Apple has pulled ICEBlock and a handful of other crowd-mapping apps that allowed users to report sightings of U.S. Immigration and Customs Enforcement agents in response to safety concerns raised by law enforcement, multiple media outlets reported.
The decision closes a controversial category of tools that had enjoyed new prominence this year by offering real-time alerts about the locations of federal officers.
Why Apple removed ICEBlock and similar tracking apps
Apple reportedly removed the apps after law enforcement voiced concerns to the company about possible threats to officer safety. Fox Business was first to report the takedown, and U.S. Attorney General Pam Bondi said in the report that Justice Department officials asked Apple for assistance at her request. Apple has not publicly specified the sections of its App Store Review Guidelines that are applicable in this case, but previous takedowns have relied on safety provisions related to content that could reasonably result in physical harm.
The attention increased after a deadly shooting at an ICE facility in Dallas. The FBI official claimed the suspect had looked for apps that monitor ICE officials, according to CNBC. Causation is impossible to prove in one case, but the pairing of a high-profile shooting and a tool created specifically to track officers’ locations are precisely the kind of hazardous circumstances Apple has been careful about crossing.

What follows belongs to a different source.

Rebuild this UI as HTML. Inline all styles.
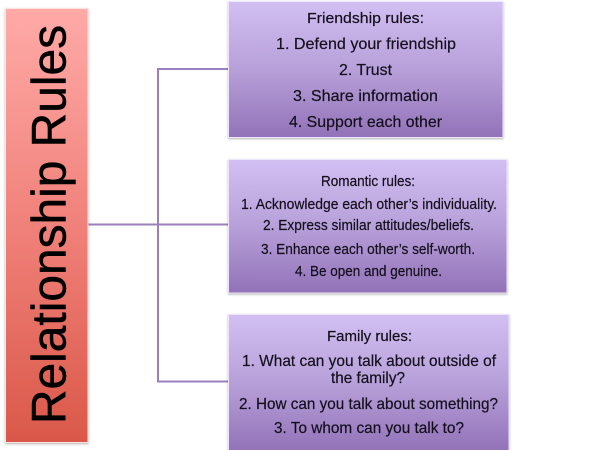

How the ICEBlock crowd-mapping apps were designed to work
Within a five-mile radius, ICEBlock allowed users to make anonymous reports, noting an agent’s clothing and location. The app was collecting user reports into a live map, not unlike the mechanics — though perhaps not the spirit — of crowdsourced traffic and hazard reports. The offer was situational awareness for communities wary of immigration enforcement action.
This design falls into a gray area that platforms have been grappling with for over a decade. Waze’s police alerts have led to complaints from police unions, and Apple once tightened policies around apps designed to evade DUI checkpoints after pressure from Congress. Last year, Apple pulled the protest mapping app HKmap.live in Hong Kong, citing it as having been used to target police — another case where real-world safety concerns trumped arguments about informational value.

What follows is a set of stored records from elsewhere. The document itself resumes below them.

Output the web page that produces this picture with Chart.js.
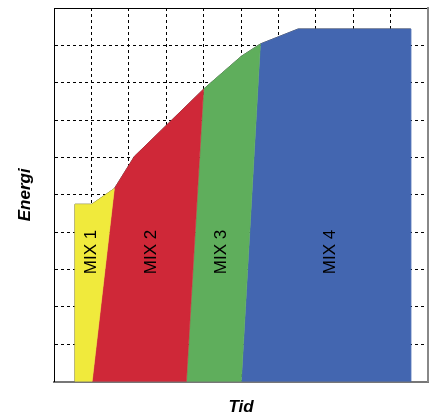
<!DOCTYPE html>
<html>
<head>
<meta charset="utf-8">
<script src="https://cdn.jsdelivr.net/npm/chart.js@4.4.0/dist/chart.umd.min.js"></script>
<style>
  html, body { margin: 0; padding: 0; background: #fff; }
  #wrap { width: 430px; height: 414px; }
</style>
</head>
<body>
<div id="wrap"><canvas id="mixChart" width="430" height="414"></canvas></div>
<script>
// polygon corners for each mix (x = Tid, y = Energi)
const mix1X = [0.56, 0.56, 1.01, 1.615, 1.02];
const mix1Y = [0, 4.75, 4.75, 5.17, 0];
const mix2X = [1.02, 1.615, 2.15, 4.0, 3.54];
const mix2Y = [0, 5.17, 6.03, 7.83, 0];
const mix3X = [3.54, 4.0, 5.01, 5.52, 5.01];
const mix3Y = [0, 7.83, 8.71, 9.04, 0];
const mix4X = [5.01, 5.52, 6.53, 9.54, 9.54];
const mix4Y = [0, 9.04, 9.44, 9.44, 0];

// outer profile of the whole area
const edgeX = [0.56, 0.56, 1.01, 1.615, 2.15, 4.0, 5.01, 5.52, 6.53, 9.54];
const edgeY = [0, 4.75, 4.75, 5.17, 6.03, 7.83, 8.71, 9.04, 9.44, 9.44];

const mixNames = ["MIX 1", "MIX 2", "MIX 3", "MIX 4"];
const nameX = [0.99, 2.6, 4.47, 7.39];
const nameY = [3.47, 3.47, 3.47, 3.47];

const colors = ["#f0ea3c", "#cf2838", "#5fae5c", "#4366b0"];

function toPoints(xs, ys) {
    return xs.map((x, i) => ({ x: x, y: ys[i] }));
}

const shapes = [
    toPoints(mix1X, mix1Y),
    toPoints(mix2X, mix2Y),
    toPoints(mix3X, mix3Y),
    toPoints(mix4X, mix4Y),
];

const datasets = shapes.map((pts, i) => ({
    label: mixNames[i],
    data: pts,
    showLine: true,
    fill: "shape",
    backgroundColor: colors[i],
    borderColor: colors[i],
    borderWidth: 0.5,
    pointRadius: 0,
    tension: 0,
}));

datasets.push({
    label: "kant",
    data: toPoints(edgeX, edgeY),
    showLine: true,
    fill: false,
    borderColor: "#555",
    borderWidth: 1,
    pointRadius: 0,
});

// writes the mix names vertically inside each area
const mixLabels = {
    id: "mixLabels",
    afterDatasetsDraw(chart) {
        const { ctx, scales } = chart;
        ctx.save();
        ctx.fillStyle = "#000";
        ctx.font = "17px 'Liberation Sans', Arial, sans-serif";
        ctx.textAlign = "center";
        ctx.textBaseline = "middle";
        mixNames.forEach((name, i) => {
            const px = scales.x.getPixelForValue(nameX[i]);
            const py = scales.y.getPixelForValue(nameY[i]);
            ctx.save();
            ctx.translate(px, py);
            ctx.rotate(-Math.PI / 2);
            ctx.fillText(name, 0, 0);
            ctx.restore();
        });
        ctx.restore();
    },
};

const hideEdges = (c) =>
    c.tick && (c.tick.value === 0 || c.tick.value === 10) ? "rgba(0,0,0,0)" : "#000";

const titleFont = {
    family: "'Liberation Sans', Arial, sans-serif",
    size: 17,
    weight: "bold",
    style: "italic",
    lineHeight: 1,
};

new Chart(document.getElementById("mixChart").getContext("2d"), {
    type: "scatter",
    data: { datasets: datasets },
    options: {
        responsive: false,
        animation: false,
        layout: { padding: { left: 0, top: 8, right: 2, bottom: 0 } },
        plugins: {
            legend: { display: false },
            tooltip: { enabled: false },
        },
        scales: {
            x: {
                type: "linear",
                min: 0,
                max: 10,
                ticks: { display: false, stepSize: 1 },
                grid: { color: hideEdges, lineWidth: 1, drawTicks: false },
                border: { display: true, color: "#777", width: 2, dash: [3, 3] },
                title: {
                    display: true,
                    text: "Tid",
                    color: "#000",
                    font: titleFont,
                    padding: { top: 16.8, bottom: -1.5 },
                },
            },
            y: {
                type: "linear",
                min: 0,
                max: 10,
                ticks: { display: false, stepSize: 1 },
                grid: { color: hideEdges, lineWidth: 1, drawTicks: false },
                border: { display: true, color: "#000", width: 1, dash: [3, 3] },
                title: {
                    display: true,
                    text: "Energi",
                    color: "#000",
                    font: titleFont,
                    padding: { top: 17, bottom: 20 },
                },
            },
            xTop: {
                type: "linear",
                position: "top",
                min: 0,
                max: 10,
                ticks: { display: false },
                grid: { display: false, drawTicks: false },
                border: { display: true, color: "#000", width: 1 },
            },
            yRight: {
                type: "linear",
                position: "right",
                min: 0,
                max: 10,
                ticks: { display: false },
                grid: { display: false, drawTicks: false },
                border: { display: true, color: "#888", width: 2 },
            },
        },
    },
    plugins: [mixLabels],
});
</script>
</body>
</html>
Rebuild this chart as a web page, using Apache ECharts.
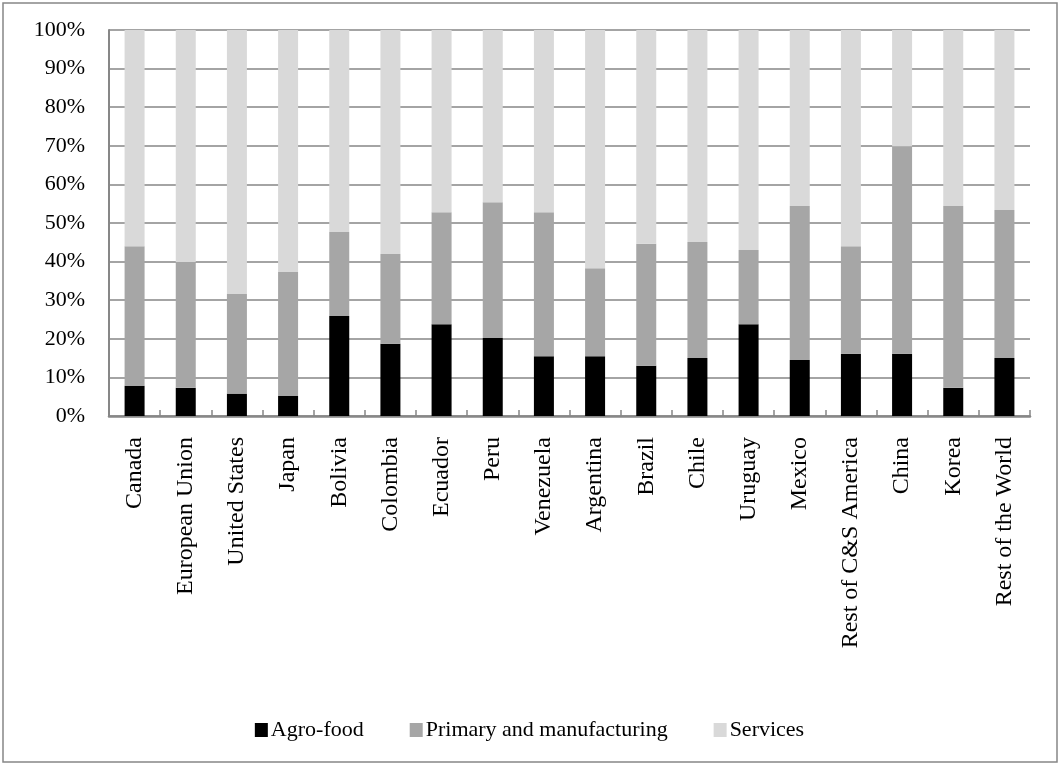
<!DOCTYPE html>
<html>
<head>
<meta charset="utf-8">
<script src="https://cdn.jsdelivr.net/npm/echarts@6/dist/echarts.min.js"></script>
<style>
	html, body { margin: 0; padding: 0; background: #ffffff; }
	#chart { width: 1059px; height: 765px; }
</style>
</head>
<body>
<div id="chart"></div>
<script>
const categories = [
	'Canada', 'European Union', 'United States', 'Japan', 'Bolivia', 'Colombia',
	'Ecuador', 'Peru', 'Venezuela', 'Argentina', 'Brazil', 'Chile', 'Uruguay',
	'Mexico', 'Rest of C&S America', 'China', 'Korea', 'Rest of the World'
];

const agroFood = [7.8, 7.3, 5.8, 5.2, 25.9, 18.7, 23.8, 20.2, 15.5, 15.5, 13.0, 15.0, 23.8, 14.5, 16.1, 16.1, 7.3, 15.0];
const primaryManufacturing = [36.2, 32.6, 25.8, 32.1, 21.8, 23.3, 29.0, 35.2, 37.3, 22.8, 31.6, 30.1, 19.2, 39.9, 27.9, 53.8, 47.1, 38.4];
const services = [56.0, 60.1, 68.4, 62.7, 52.3, 58.0, 47.2, 44.6, 47.2, 61.7, 55.4, 54.9, 57.0, 45.6, 56.0, 30.1, 45.6, 46.6];

const colors = {
	agro: '#000000',
	primary: '#a6a6a6',
	services: '#d9d9d9',
	grid: '#868686',
	axis: '#878787',
	text: '#000000'
};

const font = 'Liberation Serif';

const chart = echarts.init(document.querySelector('#chart'), null, { renderer: 'canvas' });

function barSeries(name, data, color) {
	return {
		name,
		type: 'bar',
		stack: 'total',
		barWidth: 20,
		data,
		itemStyle: { color },
		emphasis: { disabled: true }
	};
}

const option = {
	animation: false,
	backgroundColor: '#ffffff',

	graphic: [
		{
			type: 'rect',
			shape: { x: 3, y: 3, width: 1054, height: 759 },
			style: { fill: 'none', stroke: colors.axis, lineWidth: 1.5 },
			silent: true
		}
	],

	grid: {
		left: 109,
		right: 29,
		top: 30,
		bottom: 349
	},

	legend: {
		left: 'center',
		top: 714,
		itemWidth: 13,
		itemHeight: 14,
		itemGap: 46,
		icon: 'rect',
		textStyle: {
			fontFamily: font,
			fontSize: 22,
			color: colors.text,
			padding: [0, 0, 0, -2]
		},
		data: ['Agro-food', 'Primary and manufacturing', 'Services']
	},

	xAxis: {
		type: 'category',
		data: categories,
		axisLine: { lineStyle: { color: colors.axis, width: 2.5 } },
		axisTick: {
			show: true,
			inside: true,
			length: 6,
			lineStyle: { color: colors.axis, width: 1.5 }
		},
		axisLabel: {
			rotate: 90,
			margin: 21,
			fontFamily: font,
			fontSize: 24,
			color: colors.text,
			interval: 0
		}
	},

	yAxis: {
		type: 'value',
		min: 0,
		max: 100,
		interval: 10,
		axisLine: { show: true, lineStyle: { color: colors.axis, width: 2 } },
		axisTick: { show: false },
		splitLine: { lineStyle: { color: colors.grid, width: 1.5 } },
		axisLabel: {
			formatter: '{value}%',
			margin: 24,
			fontFamily: font,
			fontSize: 22,
			color: colors.text
		}
	},

	series: [
		barSeries('Agro-food', agroFood, colors.agro),
		barSeries('Primary and manufacturing', primaryManufacturing, colors.primary),
		barSeries('Services', services, colors.services)
	]
};

chart.setOption(option);
</script>
</body>
</html>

The policy and legal crosscurrents around tracking apps
Officials also say that apps like ICEBlock can place federal workers in peril by broadcasting their moves and what they look like. The developer has let people know it’s working on geo-spoofing apps and, at the same time, Florida Attorney General Pam Bondi “couldn’t be clearer what others could face if they accept this.” Fox Business wrote in an earlier report on the situation. Advocates of the apps argue that publicizing what they say is government action in public spaces is free speech that should be protected — especially when alerts don’t disclose anyone’s identity or interfere with operations.
Civil liberties organizations like the ACLU and the Electronic Frontier Foundation have, in similar cases, warned against overly broad platform bans that could chill speech and citizen reporting. What they are concerned about is the precedent: Once safety risk becomes the determining, if evasive, standard, developers aren’t provided with clear guardrails and legitimate public-interest mapping — from protest tracking to neighborhood security — may end up as collateral damage.

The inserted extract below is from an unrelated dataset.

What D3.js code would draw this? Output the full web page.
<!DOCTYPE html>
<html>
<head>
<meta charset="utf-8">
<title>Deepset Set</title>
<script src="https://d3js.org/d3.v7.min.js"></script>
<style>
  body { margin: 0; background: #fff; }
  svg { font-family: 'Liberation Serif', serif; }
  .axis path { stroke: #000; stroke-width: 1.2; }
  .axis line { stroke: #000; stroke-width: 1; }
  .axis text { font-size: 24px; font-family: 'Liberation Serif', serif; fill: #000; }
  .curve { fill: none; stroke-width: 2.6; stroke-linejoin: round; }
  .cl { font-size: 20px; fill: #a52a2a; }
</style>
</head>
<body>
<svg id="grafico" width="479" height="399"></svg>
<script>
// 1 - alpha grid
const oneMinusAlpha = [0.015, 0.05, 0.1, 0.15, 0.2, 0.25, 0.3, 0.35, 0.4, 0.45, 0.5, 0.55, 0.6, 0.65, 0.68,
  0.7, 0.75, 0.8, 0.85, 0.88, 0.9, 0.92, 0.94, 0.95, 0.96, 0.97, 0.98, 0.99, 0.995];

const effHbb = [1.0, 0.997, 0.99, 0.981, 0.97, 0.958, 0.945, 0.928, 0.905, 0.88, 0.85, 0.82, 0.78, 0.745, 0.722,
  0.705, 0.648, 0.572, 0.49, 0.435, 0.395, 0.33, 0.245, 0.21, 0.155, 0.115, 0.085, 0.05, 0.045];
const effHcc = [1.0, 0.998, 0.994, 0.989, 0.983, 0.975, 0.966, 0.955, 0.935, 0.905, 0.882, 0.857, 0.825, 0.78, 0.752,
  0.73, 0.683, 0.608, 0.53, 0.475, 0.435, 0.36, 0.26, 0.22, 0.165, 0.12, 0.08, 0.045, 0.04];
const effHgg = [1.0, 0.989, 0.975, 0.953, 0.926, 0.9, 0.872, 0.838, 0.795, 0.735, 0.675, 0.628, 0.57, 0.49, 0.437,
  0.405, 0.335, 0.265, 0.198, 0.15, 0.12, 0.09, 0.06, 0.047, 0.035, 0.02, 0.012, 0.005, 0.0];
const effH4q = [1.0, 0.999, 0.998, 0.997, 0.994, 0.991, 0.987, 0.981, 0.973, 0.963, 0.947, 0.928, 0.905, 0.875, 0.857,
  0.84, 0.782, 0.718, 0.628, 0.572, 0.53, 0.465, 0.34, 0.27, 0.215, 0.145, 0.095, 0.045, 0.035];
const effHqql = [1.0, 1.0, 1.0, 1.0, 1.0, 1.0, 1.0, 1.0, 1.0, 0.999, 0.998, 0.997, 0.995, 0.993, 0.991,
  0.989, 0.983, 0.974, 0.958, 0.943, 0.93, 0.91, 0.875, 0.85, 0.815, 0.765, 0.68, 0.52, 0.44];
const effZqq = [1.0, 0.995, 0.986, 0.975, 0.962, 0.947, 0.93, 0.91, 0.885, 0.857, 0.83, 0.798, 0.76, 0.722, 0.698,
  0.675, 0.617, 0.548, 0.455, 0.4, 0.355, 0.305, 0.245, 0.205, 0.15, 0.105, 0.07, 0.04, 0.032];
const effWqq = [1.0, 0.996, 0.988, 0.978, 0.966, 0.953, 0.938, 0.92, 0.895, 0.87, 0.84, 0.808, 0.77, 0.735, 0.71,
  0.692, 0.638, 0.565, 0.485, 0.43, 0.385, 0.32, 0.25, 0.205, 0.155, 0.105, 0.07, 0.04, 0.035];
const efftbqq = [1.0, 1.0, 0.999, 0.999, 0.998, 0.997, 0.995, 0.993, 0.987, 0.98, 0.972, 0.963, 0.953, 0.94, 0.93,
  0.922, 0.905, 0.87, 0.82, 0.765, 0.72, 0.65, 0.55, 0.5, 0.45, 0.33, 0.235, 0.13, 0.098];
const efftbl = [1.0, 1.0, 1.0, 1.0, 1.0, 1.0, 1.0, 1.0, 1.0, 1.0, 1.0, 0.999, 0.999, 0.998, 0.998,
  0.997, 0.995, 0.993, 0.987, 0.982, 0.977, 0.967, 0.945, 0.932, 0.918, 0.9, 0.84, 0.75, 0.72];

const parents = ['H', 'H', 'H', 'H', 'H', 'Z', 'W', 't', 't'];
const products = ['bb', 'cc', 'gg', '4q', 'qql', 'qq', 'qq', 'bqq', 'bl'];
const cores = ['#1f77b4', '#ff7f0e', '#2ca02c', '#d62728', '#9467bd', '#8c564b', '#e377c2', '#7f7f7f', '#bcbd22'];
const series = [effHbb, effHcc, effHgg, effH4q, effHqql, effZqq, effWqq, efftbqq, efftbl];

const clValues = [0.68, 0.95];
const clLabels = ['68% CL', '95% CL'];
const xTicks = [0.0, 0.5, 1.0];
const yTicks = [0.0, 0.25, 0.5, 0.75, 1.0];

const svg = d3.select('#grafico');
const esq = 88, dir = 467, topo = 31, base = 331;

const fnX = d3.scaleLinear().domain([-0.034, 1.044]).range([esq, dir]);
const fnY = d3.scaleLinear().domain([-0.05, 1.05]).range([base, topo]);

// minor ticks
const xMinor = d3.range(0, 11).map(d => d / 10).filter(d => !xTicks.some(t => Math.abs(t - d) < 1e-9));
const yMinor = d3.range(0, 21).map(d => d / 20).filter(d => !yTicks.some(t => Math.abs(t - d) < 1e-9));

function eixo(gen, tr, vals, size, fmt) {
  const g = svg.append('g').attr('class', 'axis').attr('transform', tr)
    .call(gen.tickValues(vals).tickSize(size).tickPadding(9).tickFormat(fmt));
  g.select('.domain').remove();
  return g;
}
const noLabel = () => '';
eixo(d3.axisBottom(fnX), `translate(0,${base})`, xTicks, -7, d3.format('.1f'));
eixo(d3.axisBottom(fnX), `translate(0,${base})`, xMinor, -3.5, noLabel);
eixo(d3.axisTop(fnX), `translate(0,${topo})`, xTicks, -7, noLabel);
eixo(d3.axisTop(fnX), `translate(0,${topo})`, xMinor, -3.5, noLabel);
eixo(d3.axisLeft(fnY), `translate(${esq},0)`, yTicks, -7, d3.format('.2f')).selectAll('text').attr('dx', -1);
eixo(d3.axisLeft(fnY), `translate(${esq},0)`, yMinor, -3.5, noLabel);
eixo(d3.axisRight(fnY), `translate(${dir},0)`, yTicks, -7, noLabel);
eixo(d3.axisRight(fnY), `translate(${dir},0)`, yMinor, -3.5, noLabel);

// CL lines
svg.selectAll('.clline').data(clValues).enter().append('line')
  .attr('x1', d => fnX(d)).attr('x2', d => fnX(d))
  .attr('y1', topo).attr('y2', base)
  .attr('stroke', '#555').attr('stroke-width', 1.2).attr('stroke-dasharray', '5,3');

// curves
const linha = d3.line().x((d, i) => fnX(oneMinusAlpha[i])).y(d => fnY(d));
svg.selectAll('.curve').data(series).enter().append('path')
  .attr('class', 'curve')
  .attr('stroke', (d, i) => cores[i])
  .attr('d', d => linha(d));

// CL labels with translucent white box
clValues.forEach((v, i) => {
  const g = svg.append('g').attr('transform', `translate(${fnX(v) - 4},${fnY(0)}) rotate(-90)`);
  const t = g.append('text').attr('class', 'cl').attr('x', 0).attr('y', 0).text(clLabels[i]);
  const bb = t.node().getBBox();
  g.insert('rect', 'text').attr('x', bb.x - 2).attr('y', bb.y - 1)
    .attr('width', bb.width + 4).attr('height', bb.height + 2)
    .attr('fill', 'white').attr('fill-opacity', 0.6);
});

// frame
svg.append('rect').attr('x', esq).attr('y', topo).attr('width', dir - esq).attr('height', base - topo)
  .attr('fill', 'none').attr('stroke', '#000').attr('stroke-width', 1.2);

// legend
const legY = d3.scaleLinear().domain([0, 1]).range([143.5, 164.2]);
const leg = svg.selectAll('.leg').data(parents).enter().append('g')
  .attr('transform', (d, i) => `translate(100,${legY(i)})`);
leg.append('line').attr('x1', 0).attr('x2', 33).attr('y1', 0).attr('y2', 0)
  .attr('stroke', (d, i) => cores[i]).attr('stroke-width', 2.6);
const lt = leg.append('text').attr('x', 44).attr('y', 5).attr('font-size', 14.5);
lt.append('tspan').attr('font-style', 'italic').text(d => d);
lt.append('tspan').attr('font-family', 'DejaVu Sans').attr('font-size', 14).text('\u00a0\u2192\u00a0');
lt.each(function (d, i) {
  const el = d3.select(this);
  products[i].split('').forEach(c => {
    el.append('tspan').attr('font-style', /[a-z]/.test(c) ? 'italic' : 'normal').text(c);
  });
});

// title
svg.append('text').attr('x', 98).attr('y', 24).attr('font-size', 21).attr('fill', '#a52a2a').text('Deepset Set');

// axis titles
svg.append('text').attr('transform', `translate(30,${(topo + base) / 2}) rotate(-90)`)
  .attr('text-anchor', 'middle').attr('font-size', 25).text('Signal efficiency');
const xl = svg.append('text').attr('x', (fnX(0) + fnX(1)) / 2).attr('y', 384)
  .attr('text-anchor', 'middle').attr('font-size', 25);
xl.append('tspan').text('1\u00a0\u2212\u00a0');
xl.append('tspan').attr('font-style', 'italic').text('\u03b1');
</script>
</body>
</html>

What this means for developers and users on iOS
For developers, the message is clear. The bar is high for apps that facilitate what amounts to following identifiable government personnel or law enforcement activity in near real time — and they will most likely be removed if complaints link the utilities to potential harm. Those in teams building crowd-mapped tools should be prepared to work in some friction by design: delayed reporting, heatmaps instead of pins, strict moderation on anything user-generated and banning descriptions that can single out someone.
For users, Apple’s action in effect sounds the death knell for distribution on iOS in much of the marketplace. Unlike in some other platforms, sideloading is not broadly accessible in the United States. And even in areas where alternative distribution paths are starting to emerge, the operators of marketplaces tend to fall in line with Apple’s safety posture to avoid liability. In other words, an app that steps across the “real-world harm” line in the App Store might find itself hard-pressed to find a more permanent camping spot elsewhere.
What comes next for Apple, developers, and rights groups
Neither Apple nor the Justice Department has offered significant public comment on the takedowns. Look for whether Apple releases an official policy note or developer guidance explicitly stating its real-world tracking apps threshold. Anticipate rights groups to push for clarity around the decision, such as whether it was limited to simply ICE-centered apps or covers a wider category of enforcement-themed mapping aids.
From a distance, this is another case of platform governance in conflict with public safety and speech in high-stakes circumstances. With well over a million apps vying for distribution on iOS, enforcement decisions like this help determine what civic technology can — and can’t — do on mainstream mobile platforms. The real-world takeaway for developers is straightforward: If your app tracks people in motion — especially government employees — you should expect Apple to demand some serious safety measures, and develop accordingly.